仕事から得られる幸福感と満足感の違いを知る
コロナ禍をきっかけに、自分がなぜ働くのかをあらためて考えた人が大勢いた。その結果として職を変えた人は途方もない数に上る。「グレート・レジグネーション」(大退職時代)と呼ばれる社会現象が生まれたのだ。しかし、転職により、その人たちの仕事に関する幸福感や満足感が実際に高まったかはまた別の問題だ。
現在の仕事に不満があるという理由で仕事を辞めるのは、理にかなった行動に思えるかもしれないが、自分がどのようなことに対して幸福感を抱くのかを理解しなければ、新しい仕事でも再び同様の不満足な状況に陥りかねない。そこで、転職に向けて行動を起こす前に、まず自分がどのような仕事を好むのかを検討することに時間を割くのが賢明だろう。
具体的には、幸福感と満足感の違いを知ることから出発すべきだ。そして、自分が携わっている仕事のどの側面が、幸福感と満足感のどちらの感情と結びついているのかを検討しよう。そして、自分が仕事のどの側面に最も大きな喜びを感じるのかを考えてみることだ。
以下の3つの問いを手掛かりに考えれば、仕事において自分に最も大きな喜びをもたらせる要素が見えてくるだろう。
1. 仕事のプロセスか、 最終的な結果か、自分はどの要素に最も満足感を抱くのか
私たちは、「幸福」と「満足」の違いを区別することなく、この2つの言葉を使っていることが多い。幸福とは、望ましい結果を追求することによりポジティブな感情を味わう一時的な状態のことだ。一方、満足とは、長い時間を費やして達成した結果に対してポジティブな感情を抱く状態のことである。
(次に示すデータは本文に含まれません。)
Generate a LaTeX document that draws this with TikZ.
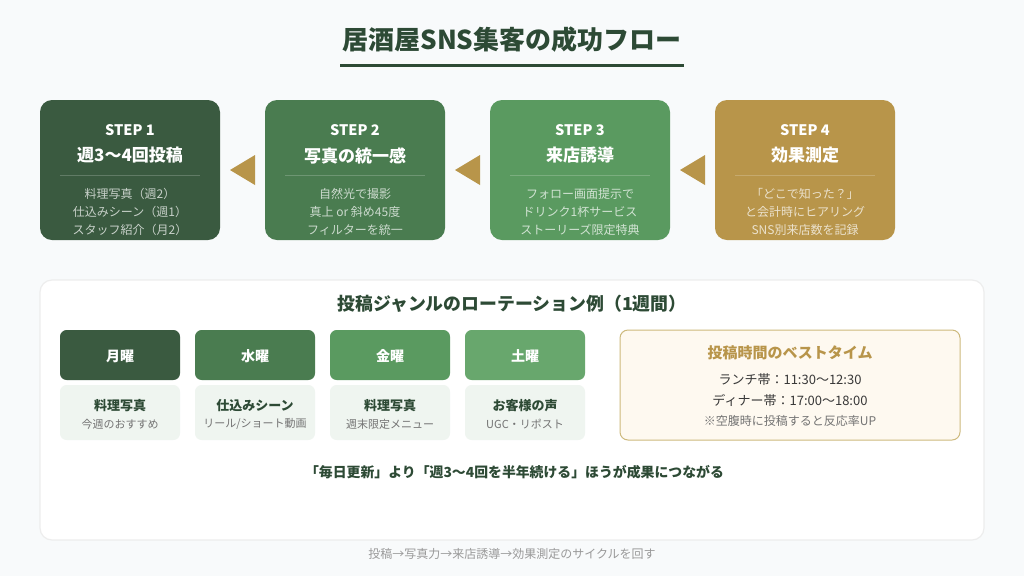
\documentclass[tikz,border=0pt]{standalone}
\usepackage{fontspec}
\setmainfont{Noto Sans CJK JP}
\usetikzlibrary{calc}

\definecolor{pagebg}{HTML}{F8FAFB}
\definecolor{forest}{HTML}{2D4A35}
\definecolor{stepA}{HTML}{3A5A40}
\definecolor{stepB}{HTML}{4A7C50}
\definecolor{stepC}{HTML}{5A9A60}
\definecolor{stepD}{HTML}{B8954A}
\definecolor{dayD}{HTML}{68A76D}
\definecolor{noteBg}{HTML}{EFF5F0}
\definecolor{creamBg}{HTML}{FEF9F0}
\definecolor{creamEdge}{HTML}{CDB97C}

\tikzset{
  label/.style={inner sep=0pt, outer sep=0pt, execute at begin node={\vphantom{国}}},
  stepbox/.style={inner sep=0pt, outer sep=0pt, rounded corners=9pt, minimum width=135pt, minimum height=105pt},
  daybox/.style={inner sep=0pt, outer sep=0pt, rounded corners=5pt, minimum width=90pt, minimum height=37.5pt},
  notebox/.style={inner sep=0pt, outer sep=0pt, rounded corners=5pt, minimum width=90pt, minimum height=41.25pt, fill=noteBg},
}

\begin{document}
\begin{tikzpicture}[x=0.75pt, y=-0.75pt]

% --------- Page ----------
\useasboundingbox (0,0) rectangle (1024,576);
\fill[pagebg] (0,0) rectangle (1024,576);

% --------- Title ----------
\node[label, text=forest, font=\fontsize{19.5pt}{24pt}\selectfont\bfseries] (title) at (512,40) {居酒屋SNS集客の成功フロー};
\fill[forest] (340,63.5) rectangle (684,66.5);

% --------- Flow of steps ----------
\foreach \n/\x/\col/\head/\la/\lb/\lc in {
  1/130/stepA/週3〜4回投稿/料理写真（週2）/仕込みシーン（週1）/スタッフ紹介（月2）,
  2/355/stepB/写真の統一感/自然光で撮影/真上 or 斜め45度/フィルターを統一,
  3/580/stepC/来店誘導/フォロー画面提示で/ドリンク1杯サービス/ストーリーズ限定特典,
  4/805/stepD/効果測定/「どこで知った？」/と会計時にヒアリング/SNS別来店数を記録}{
  \node[stepbox, fill=\col] (step\n) at (\x,170) {};
  \node[label, text=white, font=\fontsize{10.9pt}{13pt}\selectfont\bfseries] (tag\n) at ($(step\n.north)+(0,30)$) {STEP \n};
  \node[label, text=white, font=\fontsize{12.75pt}{15pt}\selectfont\bfseries] (head\n) at ($(step\n.north)+(0,55.5)$) {\head};
  \draw[white, opacity=0.2, line width=0.75pt] ($(step\n.north west)+(20,75)$) -- ($(step\n.north east)+(-20,75)$);
  \node[label, text=white, text opacity=0.72, font=\fontsize{9pt}{11pt}\selectfont] (la\n) at ($(step\n.north)+(0,93.5)$) {\la};
  \node[label, text=white, text opacity=0.72, font=\fontsize{9pt}{11pt}\selectfont] (lb\n) at ($(step\n.north)+(0,111.5)$) {\lb};
  \node[label, text=white, text opacity=0.72, font=\fontsize{9pt}{11pt}\selectfont] (lc\n) at ($(step\n.north)+(0,129.5)$) {\lc};
}

% Triangles between the steps
\foreach \n in {1,2,3}{
  \fill[stepD] ($(step\n.east)+(10,0)$) -- ($(step\n.east)+(35,-15)$) -- ($(step\n.east)+(35,15)$) -- cycle;
}

% --------- Rotation panel ----------
\node[inner sep=0pt, outer sep=0pt, rounded corners=9pt, minimum width=708pt, minimum height=195pt,
  fill=white, draw=black!7, line width=0.9pt] (panel) at (512,410) {};
\node[label, text=forest, font=\fontsize{13.4pt}{16pt}\selectfont\bfseries] (paneltitle) at (512,304) {投稿ジャンルのローテーション例（1週間）};

\foreach \n/\x/\col/\day/\main/\sub in {
  1/120/stepA/月曜/料理写真/今週のおすすめ,
  2/255/stepB/水曜/仕込みシーン/{リール/ショート動画},
  3/390/stepC/金曜/料理写真/週末限定メニュー,
  4/525/dayD/土曜/お客様の声/UGC・リポスト}{
  \node[daybox, fill=\col] (day\n) at (\x,355) {};
  \node[label, text=white, font=\fontsize{10.5pt}{13pt}\selectfont\bfseries] (dayname\n) at ($(day\n.center)+(0,1.5)$) {\day};
  \node[notebox] (note\n) at (\x,412.5) {};
  \node[label, text=forest, font=\fontsize{9.75pt}{12pt}\selectfont\bfseries] (notemain\n) at ($(note\n.north)+(0,20.5)$) {\main};
  \node[label, text=black!55, font=\fontsize{8.25pt}{10pt}\selectfont] (notesub\n) at ($(note\n.north)+(0,39)$) {\sub};
}

% --------- Best time box ----------
\node[inner sep=0pt, outer sep=0pt, rounded corners=6pt, minimum width=255pt, minimum height=82.5pt,
  fill=creamBg, draw=creamEdge, line width=0.75pt] (best) at (790,385) {};
\node[label, text=stepD, font=\fontsize{11.25pt}{14pt}\selectfont\bfseries] (besttitle) at (790,352.5) {投稿時間のベストタイム};
\node[label, text=black!78, font=\fontsize{9.75pt}{12pt}\selectfont] (lunch) at (790,380) {ランチ帯：11:30〜12:30};
\node[label, text=black!78, font=\fontsize{9.75pt}{12pt}\selectfont] (dinner) at (790,400) {ディナー帯：17:00〜18:00};
\node[label, text=black!55, font=\fontsize{9pt}{11pt}\selectfont] (bestnote) at (790,421) {※空腹時に投稿すると反応率UP};

% --------- Closing lines ----------
\node[label, text=forest, font=\fontsize{10.4pt}{13pt}\selectfont\bfseries] (closing) at (514.5,472.5) {「毎日更新」より「週3〜4回を半年続ける」ほうが成果につながる};
\node[label, text=black!40, font=\fontsize{9pt}{11pt}\selectfont] (footer) at (512,553.5) {投稿→写真力→来店誘導→効果測定のサイクルを回す};

\end{tikzpicture}
\end{document}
この2つの感情は、仕事に関する2つの異なる要素と関連している。その2つの要素とは、日々行っている業務、すなわち仕事のプロセスと、努力によって実現する成果、すなわち仕事の結果である。仕事のプロセスは、日々の幸福感に影響を及ぼし、仕事の結果は、長期の満足感に影響を及ぼす場合が多い。
仕事のプロセスは、その人が抱く幸福感と結びついているため、日々の業務をどれくらい面白いと思えるかに影響する。自分の仕事を構成する特定の業務が好きな場合、人はその業務に取り組むことが楽しみになり、その業務に関連したスキルを磨こうというモチベーションも強まる。
自分の仕事を構成する多くの業務を不愉快だと感じている人は、そのような業務に嫌気が差すようになるかもしれない。一方、自分が根源的なやりがいを見いだせる業務をうまく実行できれば、とりわけ大きな幸福感を抱ける可能性がある。
仕事の結果は、自分が勤務している組織のミッションと切り離せない関係にある。そこで問うべきは、自分がそのミッションを大切に思えるか、そのミッションの下、自分の頑張りによって世界をよりよい場にできると思えるか、という点だ。自分が仕事を通じて有意義な目標を達成しようとしていて、その努力が進展していると感じることができれば、仕事への満足感が高まる。
研究によると、自分の仕事の結果に誇りを持つことができれば、仕事に対して長期にわたる満足感を抱けるようになる。時には不愉快な業務を行わなくてはならない日もあるだろうが、有意義な目標のためにその業務を実行しているのだと思えれば、モチベーションが湧いてくる。逆説的に聞こえるかもしれないが、有意義な目標のために、楽しくない業務を大量に行うと、幸福感は乏しくても、多くの満足感を抱けるのだ。
要するに、自分の仕事について考える時は、仕事がもたらす幸福感と、長期にわたる満足感の両方に目を向けることが重要だ。